2.4 驱动压的调控 近年来,驱动压在治疗性通气中的价值逐渐得到公认[26]。目前认为通过限制驱动压来调整潮气量是更有效的肺保护性通气方式。一系列重要研究均证实了驱动压在预测ARDS预后和治疗效果中的关键作用[27,28]。遗憾的是,目前仍缺乏有关驱动压和肥胖患者肺保护关系的研究。一般认为,通过设置一定水平PEEP可降低驱动压,达到肺保护的目的。但也有在减肥手术中的研究发现,无论是否施加PEEP,术中间断RM均可达到降低驱动压,改善氧合与促进术后肺功能恢复的效果[29]。因此对肥胖患者,如何实施以降低驱动压为导向的肺保护性通气仍值得深入研究。

3 肥胖患者术后呼吸系统的管理

术后呼吸系统的管理包括体位管理、镇痛药物、正确的呼吸支持等。

3.1 术后的体位 在普通患者中发现,体位对呼吸功能的调节作用很明显,不同体位下的FRC存在较大差别。从站位至坐立位,FRC将降低25%,至截石位时将至最低。而对于肥胖患者,往往术前已合并严重的FRC降低,这种体位角度引起的FRC渐进性改变并不明显。研究发现将肥胖患者处于平卧位或30°的仰卧位时FRC变化很小,而改为坐位后FRC明显增加[30,31]。基于上述原理,目前多建议患者在术后早期保持60°以上的半卧位甚至坐立位。

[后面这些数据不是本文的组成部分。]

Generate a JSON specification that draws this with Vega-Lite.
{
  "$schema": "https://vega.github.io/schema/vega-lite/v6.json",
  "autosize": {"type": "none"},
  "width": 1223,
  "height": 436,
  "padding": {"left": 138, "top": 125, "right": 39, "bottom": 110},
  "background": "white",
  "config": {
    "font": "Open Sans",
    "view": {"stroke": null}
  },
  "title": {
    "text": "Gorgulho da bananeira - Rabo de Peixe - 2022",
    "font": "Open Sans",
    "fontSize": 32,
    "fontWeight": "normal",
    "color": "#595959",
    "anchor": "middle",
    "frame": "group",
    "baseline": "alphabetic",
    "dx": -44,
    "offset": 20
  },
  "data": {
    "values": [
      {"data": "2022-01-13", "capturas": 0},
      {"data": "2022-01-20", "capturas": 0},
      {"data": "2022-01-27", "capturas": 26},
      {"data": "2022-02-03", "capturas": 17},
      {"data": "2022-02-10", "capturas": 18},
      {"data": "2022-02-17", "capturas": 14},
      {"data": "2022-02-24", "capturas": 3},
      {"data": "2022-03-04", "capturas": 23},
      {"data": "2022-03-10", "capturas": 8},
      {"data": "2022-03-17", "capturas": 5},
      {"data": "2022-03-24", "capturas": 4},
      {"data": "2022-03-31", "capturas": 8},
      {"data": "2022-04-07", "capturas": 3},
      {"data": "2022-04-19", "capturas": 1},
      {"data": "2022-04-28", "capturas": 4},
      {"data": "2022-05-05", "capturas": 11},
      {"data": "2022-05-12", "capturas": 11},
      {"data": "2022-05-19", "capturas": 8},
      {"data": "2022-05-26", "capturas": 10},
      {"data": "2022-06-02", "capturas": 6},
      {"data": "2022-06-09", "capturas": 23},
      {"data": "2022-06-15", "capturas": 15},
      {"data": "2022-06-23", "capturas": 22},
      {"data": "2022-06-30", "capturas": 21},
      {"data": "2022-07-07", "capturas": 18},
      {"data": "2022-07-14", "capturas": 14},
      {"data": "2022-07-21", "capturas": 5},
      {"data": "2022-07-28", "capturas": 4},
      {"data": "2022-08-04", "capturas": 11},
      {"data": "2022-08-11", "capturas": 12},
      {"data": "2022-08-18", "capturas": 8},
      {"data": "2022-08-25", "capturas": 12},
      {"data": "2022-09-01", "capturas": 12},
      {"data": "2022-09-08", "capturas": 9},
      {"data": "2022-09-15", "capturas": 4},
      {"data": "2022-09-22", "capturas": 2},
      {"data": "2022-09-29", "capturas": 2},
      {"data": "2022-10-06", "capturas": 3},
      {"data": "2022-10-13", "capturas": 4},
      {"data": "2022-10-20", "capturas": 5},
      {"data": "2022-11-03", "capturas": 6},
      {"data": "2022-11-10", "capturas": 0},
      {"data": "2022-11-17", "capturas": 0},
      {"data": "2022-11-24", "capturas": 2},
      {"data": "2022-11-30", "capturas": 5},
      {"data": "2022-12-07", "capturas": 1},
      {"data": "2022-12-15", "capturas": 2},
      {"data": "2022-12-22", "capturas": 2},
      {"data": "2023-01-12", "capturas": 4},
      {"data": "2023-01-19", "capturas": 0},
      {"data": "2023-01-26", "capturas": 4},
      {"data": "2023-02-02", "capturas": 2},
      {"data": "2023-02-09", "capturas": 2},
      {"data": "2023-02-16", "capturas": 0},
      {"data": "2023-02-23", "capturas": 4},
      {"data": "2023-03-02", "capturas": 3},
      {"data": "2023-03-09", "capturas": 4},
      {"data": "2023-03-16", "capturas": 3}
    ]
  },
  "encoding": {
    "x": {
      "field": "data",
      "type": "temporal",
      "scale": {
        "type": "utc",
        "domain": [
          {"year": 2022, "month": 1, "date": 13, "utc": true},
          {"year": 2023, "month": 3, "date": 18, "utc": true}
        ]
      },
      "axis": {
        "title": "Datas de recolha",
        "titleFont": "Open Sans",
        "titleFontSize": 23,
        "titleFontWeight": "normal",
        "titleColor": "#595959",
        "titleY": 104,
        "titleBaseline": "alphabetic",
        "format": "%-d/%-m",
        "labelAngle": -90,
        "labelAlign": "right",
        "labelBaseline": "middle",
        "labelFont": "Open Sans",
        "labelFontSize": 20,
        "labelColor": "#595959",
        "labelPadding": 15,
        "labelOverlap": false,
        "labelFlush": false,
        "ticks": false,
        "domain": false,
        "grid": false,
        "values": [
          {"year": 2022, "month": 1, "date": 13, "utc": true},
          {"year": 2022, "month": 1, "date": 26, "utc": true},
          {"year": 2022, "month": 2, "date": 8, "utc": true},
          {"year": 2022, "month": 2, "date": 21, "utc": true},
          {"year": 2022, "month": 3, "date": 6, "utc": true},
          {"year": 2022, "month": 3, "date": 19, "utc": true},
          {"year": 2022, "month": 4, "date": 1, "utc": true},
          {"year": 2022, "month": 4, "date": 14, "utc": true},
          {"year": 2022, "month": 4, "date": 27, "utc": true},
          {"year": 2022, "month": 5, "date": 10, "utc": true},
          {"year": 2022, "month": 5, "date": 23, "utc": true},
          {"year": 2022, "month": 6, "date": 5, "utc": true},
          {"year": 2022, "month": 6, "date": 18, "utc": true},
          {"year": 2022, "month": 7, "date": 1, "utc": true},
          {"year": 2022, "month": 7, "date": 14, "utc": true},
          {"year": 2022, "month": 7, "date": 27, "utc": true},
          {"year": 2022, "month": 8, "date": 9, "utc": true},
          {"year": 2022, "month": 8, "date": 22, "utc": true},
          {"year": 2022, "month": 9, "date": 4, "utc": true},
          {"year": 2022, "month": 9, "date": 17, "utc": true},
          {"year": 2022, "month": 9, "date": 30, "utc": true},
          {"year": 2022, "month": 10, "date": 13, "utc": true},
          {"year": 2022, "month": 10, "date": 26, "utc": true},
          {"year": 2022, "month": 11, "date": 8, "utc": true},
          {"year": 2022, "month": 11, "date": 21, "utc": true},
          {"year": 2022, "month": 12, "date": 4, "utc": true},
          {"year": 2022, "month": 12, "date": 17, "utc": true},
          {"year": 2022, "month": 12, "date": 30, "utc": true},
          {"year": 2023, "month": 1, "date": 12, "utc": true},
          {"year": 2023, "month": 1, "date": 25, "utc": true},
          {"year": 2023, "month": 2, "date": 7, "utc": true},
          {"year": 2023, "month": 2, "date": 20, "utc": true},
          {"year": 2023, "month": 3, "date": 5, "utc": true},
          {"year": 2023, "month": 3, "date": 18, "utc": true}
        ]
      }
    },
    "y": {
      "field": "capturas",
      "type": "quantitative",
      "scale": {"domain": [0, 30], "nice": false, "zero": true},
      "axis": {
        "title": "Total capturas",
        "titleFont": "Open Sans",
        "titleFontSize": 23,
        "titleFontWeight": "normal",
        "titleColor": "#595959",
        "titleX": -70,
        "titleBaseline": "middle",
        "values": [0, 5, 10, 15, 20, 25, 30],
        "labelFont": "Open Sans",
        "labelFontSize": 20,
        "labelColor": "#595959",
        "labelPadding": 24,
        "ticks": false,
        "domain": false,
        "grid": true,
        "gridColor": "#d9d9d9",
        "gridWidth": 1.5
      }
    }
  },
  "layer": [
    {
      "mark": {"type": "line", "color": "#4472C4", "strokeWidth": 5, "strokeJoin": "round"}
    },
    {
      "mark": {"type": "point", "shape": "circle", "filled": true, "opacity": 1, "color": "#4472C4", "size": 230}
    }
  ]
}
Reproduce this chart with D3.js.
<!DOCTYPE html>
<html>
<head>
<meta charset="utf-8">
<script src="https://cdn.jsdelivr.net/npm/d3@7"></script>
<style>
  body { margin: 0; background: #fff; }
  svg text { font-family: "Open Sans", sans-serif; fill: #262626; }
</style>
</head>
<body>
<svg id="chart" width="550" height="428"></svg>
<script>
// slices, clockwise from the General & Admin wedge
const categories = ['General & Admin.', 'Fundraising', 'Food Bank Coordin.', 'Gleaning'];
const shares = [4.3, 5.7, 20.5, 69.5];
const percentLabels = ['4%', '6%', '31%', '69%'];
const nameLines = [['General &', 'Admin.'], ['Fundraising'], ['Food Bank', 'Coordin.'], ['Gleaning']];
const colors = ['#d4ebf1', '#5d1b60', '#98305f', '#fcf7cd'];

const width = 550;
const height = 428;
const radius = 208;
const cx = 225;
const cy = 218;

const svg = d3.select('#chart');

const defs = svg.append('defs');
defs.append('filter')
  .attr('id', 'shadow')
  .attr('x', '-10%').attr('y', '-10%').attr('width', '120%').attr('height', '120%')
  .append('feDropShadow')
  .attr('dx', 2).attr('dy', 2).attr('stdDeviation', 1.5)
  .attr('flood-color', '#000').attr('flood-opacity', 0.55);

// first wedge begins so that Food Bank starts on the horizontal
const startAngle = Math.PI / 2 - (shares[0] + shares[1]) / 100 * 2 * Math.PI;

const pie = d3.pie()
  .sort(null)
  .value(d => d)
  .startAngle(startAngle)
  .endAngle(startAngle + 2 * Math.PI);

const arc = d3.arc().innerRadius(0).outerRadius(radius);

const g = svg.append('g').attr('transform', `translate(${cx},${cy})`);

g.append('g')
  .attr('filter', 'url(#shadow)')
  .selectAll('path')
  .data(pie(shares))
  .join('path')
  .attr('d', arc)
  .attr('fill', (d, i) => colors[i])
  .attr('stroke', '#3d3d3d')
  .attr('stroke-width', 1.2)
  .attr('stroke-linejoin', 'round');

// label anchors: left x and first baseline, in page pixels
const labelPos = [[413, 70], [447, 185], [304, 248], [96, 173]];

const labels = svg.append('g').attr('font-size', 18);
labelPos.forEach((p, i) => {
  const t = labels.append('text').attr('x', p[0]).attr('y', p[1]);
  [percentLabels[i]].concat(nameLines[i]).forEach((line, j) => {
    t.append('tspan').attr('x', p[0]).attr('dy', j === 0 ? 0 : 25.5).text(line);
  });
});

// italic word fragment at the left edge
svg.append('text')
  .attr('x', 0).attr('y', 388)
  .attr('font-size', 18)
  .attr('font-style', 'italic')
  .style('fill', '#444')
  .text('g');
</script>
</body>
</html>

3.2 术后药物残余与呼吸功能的恢复 对于肥胖患者,尽管术后早期拔管可减少机械通气时间和PPCs,但此时往往还伴随全麻药物、阿片类药物和肌松药物的残余作用。受上述药物的影响,患者容易在拔管后发生误吸、肺不张、低氧血症和CO2潴留等。目前所知,即使肌松TOF测定T4/T1达到0.7时依然有残余肌松存在。因此对于肥胖患者,应强调TOF比值0.9的安全限,尤其对于术前合并OSA和OHS的患者[32]。此外,由于肥胖患者对阿片类药物的呼吸抑制作用非常敏感,因此在术后早期采用阿片类药物静脉镇痛时,应尽可能采用最小剂量,推荐联合非甾类镇痛药物,局麻药和其他药物的多模式镇痛。对于术前合并OSA的患者,应尽量避免使用阿片类药物,此时神经阻滞或硬膜外镇痛是很好的替代方案。

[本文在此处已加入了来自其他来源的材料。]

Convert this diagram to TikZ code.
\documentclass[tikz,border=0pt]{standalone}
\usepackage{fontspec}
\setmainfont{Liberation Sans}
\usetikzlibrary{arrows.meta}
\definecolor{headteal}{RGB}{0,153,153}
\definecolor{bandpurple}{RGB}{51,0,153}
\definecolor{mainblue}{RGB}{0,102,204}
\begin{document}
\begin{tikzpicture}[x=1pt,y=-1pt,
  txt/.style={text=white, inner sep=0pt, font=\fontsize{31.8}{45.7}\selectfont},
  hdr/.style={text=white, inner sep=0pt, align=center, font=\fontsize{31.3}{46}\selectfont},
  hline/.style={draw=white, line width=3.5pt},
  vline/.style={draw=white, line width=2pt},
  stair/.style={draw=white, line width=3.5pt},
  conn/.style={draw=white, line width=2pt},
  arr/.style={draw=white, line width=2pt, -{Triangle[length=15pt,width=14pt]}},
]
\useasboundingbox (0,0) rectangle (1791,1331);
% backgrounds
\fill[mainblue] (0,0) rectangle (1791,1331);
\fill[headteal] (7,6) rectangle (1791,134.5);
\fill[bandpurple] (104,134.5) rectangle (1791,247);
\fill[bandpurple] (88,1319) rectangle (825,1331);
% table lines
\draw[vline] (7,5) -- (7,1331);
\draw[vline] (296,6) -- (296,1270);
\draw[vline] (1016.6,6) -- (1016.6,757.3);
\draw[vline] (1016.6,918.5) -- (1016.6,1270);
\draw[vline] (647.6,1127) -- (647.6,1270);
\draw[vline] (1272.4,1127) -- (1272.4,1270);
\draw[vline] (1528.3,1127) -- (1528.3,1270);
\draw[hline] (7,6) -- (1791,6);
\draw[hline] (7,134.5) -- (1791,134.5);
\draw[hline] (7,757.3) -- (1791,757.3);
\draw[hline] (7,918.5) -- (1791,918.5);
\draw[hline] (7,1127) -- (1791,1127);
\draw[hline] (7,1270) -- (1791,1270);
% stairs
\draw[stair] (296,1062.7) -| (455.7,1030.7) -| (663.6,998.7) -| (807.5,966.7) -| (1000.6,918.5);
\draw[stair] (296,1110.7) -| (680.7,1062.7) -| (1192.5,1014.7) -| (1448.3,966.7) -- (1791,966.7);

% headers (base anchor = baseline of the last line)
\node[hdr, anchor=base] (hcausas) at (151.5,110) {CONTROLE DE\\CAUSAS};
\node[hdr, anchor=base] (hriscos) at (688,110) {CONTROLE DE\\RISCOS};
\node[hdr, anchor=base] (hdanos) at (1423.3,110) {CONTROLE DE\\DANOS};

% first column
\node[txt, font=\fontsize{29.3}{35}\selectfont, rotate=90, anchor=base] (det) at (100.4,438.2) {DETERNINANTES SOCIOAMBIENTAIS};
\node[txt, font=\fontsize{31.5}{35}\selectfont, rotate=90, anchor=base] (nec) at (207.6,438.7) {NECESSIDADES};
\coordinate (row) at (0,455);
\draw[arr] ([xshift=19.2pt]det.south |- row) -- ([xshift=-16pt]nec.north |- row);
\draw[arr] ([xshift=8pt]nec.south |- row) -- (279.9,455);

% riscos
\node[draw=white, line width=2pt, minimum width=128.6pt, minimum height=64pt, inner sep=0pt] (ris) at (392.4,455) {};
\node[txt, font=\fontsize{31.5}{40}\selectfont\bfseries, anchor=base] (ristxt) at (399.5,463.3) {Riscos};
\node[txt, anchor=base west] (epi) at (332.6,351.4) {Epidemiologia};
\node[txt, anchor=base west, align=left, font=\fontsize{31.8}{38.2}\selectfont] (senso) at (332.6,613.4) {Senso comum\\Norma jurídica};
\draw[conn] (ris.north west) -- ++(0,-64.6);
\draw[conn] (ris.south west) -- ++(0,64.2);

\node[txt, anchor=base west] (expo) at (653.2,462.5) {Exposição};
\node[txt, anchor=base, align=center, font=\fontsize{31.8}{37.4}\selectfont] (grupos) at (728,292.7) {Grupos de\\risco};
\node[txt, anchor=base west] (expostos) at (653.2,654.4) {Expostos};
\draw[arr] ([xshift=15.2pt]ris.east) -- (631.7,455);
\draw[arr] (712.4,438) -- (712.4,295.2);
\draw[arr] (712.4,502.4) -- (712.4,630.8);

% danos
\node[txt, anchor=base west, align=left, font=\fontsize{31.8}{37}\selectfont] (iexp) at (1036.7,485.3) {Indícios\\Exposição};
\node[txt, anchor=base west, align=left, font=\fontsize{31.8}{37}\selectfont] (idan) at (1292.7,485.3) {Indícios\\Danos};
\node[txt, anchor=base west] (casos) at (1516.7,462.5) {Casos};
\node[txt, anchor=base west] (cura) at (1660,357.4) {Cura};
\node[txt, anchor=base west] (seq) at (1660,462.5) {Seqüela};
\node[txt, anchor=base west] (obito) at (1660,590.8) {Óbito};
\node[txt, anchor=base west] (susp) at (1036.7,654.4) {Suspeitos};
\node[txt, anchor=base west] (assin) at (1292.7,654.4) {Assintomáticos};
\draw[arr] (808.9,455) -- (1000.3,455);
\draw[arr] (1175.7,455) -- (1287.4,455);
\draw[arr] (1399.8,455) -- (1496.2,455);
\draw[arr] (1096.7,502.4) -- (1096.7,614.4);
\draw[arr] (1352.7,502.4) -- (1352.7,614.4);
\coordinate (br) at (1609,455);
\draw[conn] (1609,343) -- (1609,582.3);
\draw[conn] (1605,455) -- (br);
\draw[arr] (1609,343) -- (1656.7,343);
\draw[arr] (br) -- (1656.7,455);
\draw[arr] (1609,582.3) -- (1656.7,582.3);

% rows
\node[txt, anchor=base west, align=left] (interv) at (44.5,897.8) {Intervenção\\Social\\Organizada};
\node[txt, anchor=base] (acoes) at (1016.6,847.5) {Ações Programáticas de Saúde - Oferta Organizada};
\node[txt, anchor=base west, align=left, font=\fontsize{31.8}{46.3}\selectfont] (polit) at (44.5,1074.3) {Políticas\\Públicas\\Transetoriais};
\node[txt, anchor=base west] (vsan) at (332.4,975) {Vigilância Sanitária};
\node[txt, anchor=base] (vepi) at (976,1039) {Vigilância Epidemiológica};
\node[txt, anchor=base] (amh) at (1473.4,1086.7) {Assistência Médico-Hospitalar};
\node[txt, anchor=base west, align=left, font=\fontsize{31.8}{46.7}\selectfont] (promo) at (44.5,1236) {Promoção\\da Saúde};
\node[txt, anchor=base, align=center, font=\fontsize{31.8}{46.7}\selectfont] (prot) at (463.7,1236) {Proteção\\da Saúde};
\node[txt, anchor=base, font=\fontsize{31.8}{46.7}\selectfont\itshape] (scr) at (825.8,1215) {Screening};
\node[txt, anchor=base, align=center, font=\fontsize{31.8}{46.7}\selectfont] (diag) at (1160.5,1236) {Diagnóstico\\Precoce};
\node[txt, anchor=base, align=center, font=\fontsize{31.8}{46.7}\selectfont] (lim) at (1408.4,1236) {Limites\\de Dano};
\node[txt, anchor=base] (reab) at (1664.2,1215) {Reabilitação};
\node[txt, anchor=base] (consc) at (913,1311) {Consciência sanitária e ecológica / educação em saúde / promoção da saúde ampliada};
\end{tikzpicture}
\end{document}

3.3 术后呼吸的支持 根据一项纳入65 000例患者的荟萃分析结果,肥胖患者术后无论继续机械通气支持时间或ICU停留时间均明显长于普通患者[33]。由于长时间的机械通气可能增加肺部并发症风险,因此应提倡在条件满足时尽可能在手术间或术后恢复室早期拔管。若必须进行术后机械通气支持,则其管理应遵循肥胖患者的机械通气原则。此外,对一些术后呼吸困难的肥胖患者,采用无创通气支持(NIV)也有助于呼吸功能的恢复。目前最常用的NIV模式包括持续气道正压和双水平正压支持,上述模式对改善肥胖患者氧合与减少呼吸做功都有较好的效果。

综上所述,由于肥胖患者呼吸系统的病理生理改变,使其成为术后肺部并发症的高发人群。术前肺功能锻炼和对OSA及OHA的筛查对肥胖患者具有较重要的意义。虽然目前仍没有一种通气策略在减少肥胖患者PPCs方面具有确切的优势,但术中以降低驱动压为导向的小潮气量联合适量PEEP与肺复张的方法仍为多数研究所推荐。术后应强调体位管理,肥胖患者需采取60°以上的半卧位甚至坐立位方能改善呼吸,应尽量减少长时间呼吸机通气支持。上述问题的阐明对肥胖患者手术预后的改善将起到积极的推动作用,而在远期的研究中,需要规模更大的多中心随机性研究充分论证最佳通气参数及模式的设定对于肥胖患者肺保护性通气的优势作用。